>>>>>

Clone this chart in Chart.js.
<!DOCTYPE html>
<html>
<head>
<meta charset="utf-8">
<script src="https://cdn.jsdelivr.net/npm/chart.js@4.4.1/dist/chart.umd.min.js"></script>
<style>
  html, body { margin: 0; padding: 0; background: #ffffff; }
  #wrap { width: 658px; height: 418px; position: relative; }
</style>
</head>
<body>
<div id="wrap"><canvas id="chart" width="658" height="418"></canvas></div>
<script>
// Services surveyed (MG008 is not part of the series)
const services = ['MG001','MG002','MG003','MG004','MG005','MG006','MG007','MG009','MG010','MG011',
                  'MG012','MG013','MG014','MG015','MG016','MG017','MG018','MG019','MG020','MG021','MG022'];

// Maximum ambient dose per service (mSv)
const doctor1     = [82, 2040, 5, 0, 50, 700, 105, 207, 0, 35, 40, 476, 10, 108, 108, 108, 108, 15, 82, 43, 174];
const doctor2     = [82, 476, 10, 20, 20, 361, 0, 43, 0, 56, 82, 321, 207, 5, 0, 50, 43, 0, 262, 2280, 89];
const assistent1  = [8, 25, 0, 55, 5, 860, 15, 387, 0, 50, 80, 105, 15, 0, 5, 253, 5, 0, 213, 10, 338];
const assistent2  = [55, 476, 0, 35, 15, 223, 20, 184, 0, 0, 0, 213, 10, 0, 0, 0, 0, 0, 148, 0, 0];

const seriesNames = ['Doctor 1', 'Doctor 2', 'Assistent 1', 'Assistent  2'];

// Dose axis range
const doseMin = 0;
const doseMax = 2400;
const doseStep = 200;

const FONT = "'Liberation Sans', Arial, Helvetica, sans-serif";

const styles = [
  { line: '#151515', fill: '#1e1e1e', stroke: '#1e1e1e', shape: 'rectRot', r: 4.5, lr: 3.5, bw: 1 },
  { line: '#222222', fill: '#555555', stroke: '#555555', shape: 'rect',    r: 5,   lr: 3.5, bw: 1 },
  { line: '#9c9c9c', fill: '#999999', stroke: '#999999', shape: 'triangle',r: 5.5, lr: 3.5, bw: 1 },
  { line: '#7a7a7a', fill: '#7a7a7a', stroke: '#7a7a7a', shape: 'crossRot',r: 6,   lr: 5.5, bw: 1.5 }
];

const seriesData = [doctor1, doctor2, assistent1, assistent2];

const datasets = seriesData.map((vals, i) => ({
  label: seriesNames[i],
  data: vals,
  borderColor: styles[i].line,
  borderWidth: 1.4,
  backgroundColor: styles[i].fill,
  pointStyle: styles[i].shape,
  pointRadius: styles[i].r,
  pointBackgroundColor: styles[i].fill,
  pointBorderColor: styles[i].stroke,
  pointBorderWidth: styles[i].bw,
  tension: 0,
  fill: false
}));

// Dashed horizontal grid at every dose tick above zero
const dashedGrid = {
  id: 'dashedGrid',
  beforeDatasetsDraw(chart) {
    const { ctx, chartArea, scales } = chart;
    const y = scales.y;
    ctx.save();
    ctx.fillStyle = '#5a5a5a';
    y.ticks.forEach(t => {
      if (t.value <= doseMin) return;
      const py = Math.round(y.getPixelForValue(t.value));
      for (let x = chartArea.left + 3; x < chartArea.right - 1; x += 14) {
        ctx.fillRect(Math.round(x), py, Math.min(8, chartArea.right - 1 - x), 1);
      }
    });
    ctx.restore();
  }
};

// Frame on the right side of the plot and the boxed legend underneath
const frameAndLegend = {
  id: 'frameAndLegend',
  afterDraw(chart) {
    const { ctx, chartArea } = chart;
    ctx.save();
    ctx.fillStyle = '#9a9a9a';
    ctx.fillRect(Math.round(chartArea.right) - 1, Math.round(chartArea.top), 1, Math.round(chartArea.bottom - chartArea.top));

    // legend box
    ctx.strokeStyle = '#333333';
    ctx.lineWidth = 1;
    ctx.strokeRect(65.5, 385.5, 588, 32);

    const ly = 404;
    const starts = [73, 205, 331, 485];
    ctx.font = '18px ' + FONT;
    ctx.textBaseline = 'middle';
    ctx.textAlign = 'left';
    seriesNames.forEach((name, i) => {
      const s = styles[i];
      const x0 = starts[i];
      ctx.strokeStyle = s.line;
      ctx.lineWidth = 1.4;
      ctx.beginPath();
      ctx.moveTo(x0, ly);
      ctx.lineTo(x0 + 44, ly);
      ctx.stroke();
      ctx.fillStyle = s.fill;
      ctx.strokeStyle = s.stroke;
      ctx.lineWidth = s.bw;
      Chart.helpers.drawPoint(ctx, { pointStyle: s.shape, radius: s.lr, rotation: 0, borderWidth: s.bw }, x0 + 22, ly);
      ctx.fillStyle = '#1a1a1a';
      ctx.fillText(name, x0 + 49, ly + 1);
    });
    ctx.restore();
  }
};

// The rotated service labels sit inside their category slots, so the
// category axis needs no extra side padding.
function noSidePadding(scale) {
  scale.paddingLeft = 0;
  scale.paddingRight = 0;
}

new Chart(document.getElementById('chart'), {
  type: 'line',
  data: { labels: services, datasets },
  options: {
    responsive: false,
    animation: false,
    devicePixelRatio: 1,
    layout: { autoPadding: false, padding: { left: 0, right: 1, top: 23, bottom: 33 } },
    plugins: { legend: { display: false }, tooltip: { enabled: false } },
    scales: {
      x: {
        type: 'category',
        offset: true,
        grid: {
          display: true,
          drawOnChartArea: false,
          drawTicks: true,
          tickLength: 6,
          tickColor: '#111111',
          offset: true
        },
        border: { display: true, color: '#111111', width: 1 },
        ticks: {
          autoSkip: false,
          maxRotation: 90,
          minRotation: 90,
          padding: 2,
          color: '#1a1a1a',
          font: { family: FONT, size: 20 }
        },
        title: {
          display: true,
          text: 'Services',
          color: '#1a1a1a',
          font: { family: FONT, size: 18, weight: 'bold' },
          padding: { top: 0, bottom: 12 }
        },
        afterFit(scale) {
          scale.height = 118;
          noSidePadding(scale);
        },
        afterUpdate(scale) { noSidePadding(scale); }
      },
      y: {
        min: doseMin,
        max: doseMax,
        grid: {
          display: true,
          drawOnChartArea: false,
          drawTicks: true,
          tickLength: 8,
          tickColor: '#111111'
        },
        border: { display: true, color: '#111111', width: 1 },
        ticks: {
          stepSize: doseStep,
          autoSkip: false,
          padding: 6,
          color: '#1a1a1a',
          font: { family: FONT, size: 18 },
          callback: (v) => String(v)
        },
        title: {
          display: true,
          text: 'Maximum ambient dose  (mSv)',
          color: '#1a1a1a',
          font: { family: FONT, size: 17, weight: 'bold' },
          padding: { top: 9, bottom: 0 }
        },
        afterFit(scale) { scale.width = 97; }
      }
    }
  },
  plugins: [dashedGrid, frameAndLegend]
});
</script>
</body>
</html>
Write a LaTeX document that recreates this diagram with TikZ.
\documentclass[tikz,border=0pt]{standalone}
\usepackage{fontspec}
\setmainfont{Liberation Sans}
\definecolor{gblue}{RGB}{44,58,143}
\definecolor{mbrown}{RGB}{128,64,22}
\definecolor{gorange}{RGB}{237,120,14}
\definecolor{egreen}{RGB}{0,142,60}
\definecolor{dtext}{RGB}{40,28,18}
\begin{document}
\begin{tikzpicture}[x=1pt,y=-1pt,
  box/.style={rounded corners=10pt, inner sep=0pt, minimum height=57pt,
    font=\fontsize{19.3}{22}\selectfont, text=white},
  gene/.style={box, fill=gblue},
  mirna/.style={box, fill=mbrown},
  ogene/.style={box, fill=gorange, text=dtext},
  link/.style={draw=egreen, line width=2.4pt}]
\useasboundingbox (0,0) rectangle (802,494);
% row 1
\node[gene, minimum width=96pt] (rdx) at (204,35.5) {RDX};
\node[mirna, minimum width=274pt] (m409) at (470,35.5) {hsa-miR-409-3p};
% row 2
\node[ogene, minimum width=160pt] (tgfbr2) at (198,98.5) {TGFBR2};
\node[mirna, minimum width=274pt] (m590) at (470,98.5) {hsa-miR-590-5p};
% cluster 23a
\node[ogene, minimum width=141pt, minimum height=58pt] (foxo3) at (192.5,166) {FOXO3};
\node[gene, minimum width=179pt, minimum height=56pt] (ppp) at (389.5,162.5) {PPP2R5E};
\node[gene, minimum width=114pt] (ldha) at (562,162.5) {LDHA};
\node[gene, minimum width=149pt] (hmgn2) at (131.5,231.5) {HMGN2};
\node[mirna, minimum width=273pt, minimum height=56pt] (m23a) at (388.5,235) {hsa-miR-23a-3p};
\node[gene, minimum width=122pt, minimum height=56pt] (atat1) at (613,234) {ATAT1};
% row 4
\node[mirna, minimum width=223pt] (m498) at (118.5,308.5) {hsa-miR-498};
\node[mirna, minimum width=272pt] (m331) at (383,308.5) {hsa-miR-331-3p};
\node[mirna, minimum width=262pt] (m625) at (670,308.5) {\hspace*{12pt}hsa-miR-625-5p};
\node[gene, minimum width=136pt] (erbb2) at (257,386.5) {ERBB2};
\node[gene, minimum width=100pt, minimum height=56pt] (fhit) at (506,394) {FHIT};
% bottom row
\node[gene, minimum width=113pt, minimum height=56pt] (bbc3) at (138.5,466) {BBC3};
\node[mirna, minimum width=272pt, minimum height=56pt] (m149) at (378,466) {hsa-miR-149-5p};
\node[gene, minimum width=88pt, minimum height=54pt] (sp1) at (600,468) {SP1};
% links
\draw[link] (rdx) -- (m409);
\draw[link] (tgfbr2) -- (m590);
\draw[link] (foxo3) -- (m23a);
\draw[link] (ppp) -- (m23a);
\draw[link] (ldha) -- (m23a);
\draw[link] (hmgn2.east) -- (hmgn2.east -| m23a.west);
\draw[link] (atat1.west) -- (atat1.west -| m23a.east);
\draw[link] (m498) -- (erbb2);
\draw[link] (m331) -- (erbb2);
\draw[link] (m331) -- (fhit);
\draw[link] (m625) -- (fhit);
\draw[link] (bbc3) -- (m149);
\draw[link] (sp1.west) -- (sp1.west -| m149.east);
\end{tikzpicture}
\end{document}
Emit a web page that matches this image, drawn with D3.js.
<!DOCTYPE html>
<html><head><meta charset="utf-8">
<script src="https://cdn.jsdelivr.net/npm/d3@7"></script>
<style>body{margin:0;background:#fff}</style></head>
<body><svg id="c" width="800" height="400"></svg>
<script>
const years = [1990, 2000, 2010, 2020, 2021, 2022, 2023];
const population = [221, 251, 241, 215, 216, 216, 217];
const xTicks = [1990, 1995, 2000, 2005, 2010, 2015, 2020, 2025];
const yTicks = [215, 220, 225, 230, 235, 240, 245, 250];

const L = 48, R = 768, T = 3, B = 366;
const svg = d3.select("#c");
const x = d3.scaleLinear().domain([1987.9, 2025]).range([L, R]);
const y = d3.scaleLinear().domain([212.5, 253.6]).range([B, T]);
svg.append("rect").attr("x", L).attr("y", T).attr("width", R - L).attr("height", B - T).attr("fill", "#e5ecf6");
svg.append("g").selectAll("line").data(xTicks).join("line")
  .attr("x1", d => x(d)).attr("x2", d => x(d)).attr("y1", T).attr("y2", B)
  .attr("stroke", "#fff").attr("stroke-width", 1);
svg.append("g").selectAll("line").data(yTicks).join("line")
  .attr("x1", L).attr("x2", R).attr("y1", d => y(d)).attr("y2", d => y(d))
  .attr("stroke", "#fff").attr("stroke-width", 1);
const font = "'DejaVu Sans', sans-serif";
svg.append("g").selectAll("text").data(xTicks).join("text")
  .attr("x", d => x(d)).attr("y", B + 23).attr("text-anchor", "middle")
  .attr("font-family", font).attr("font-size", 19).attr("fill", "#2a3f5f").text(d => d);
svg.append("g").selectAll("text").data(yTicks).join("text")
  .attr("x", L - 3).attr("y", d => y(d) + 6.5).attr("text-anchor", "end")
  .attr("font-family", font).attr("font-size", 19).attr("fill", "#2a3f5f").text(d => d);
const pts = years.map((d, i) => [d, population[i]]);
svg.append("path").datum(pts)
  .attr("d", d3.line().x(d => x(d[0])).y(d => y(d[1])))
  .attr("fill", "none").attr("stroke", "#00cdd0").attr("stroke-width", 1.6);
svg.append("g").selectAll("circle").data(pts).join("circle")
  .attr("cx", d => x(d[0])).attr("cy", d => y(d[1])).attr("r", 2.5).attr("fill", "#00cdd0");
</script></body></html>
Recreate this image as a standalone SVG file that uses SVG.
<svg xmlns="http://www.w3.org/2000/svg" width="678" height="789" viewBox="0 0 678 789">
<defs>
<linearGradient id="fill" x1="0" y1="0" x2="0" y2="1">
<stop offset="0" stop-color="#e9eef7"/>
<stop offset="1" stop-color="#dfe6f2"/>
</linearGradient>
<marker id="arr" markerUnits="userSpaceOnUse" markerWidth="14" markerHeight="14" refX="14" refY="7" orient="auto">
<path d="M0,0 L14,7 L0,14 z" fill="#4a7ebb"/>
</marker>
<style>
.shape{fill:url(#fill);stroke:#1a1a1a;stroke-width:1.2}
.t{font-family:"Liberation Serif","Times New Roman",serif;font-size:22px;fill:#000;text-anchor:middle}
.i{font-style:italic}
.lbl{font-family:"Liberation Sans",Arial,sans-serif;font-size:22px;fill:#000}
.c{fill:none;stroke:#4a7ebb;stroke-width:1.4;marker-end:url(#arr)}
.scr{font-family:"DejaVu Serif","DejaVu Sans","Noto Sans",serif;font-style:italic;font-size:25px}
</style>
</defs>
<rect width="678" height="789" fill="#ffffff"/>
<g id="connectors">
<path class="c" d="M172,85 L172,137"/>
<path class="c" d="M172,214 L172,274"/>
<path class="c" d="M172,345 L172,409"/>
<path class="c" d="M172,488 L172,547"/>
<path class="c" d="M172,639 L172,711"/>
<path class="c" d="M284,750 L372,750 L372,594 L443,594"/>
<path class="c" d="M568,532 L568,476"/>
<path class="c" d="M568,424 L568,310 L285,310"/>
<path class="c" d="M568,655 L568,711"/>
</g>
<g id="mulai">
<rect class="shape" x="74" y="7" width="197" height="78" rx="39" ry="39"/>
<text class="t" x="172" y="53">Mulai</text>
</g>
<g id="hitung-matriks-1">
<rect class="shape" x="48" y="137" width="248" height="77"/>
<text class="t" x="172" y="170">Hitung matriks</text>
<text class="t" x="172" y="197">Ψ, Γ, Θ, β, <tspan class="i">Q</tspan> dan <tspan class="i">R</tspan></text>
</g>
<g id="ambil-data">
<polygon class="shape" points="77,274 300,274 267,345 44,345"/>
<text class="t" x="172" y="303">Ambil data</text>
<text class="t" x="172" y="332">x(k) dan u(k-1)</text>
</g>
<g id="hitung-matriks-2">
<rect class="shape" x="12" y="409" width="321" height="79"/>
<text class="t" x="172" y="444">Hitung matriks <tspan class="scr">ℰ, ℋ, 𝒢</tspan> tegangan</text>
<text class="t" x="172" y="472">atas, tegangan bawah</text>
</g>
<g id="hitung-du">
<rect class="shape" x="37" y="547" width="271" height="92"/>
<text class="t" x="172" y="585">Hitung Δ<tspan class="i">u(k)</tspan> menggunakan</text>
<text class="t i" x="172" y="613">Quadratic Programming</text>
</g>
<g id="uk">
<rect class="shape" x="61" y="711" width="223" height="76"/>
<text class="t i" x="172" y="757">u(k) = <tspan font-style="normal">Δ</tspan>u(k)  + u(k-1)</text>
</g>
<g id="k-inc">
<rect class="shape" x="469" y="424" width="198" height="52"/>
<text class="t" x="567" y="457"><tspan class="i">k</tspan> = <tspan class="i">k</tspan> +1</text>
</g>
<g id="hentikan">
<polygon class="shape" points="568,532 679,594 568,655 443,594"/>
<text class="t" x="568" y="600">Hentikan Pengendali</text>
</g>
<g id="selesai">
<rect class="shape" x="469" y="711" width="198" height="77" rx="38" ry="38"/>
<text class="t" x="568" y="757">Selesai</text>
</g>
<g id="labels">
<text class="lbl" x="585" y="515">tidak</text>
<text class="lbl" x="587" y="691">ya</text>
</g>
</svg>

<<<<<

To be done — Show every line from the entries above in which the word "this" appears.

Task answer —
Clone this chart in Chart.js.
Write a LaTeX document that recreates this diagram with TikZ.
Emit a web page that matches this image, drawn with D3.js.
Recreate this image as a standalone SVG file that uses SVG.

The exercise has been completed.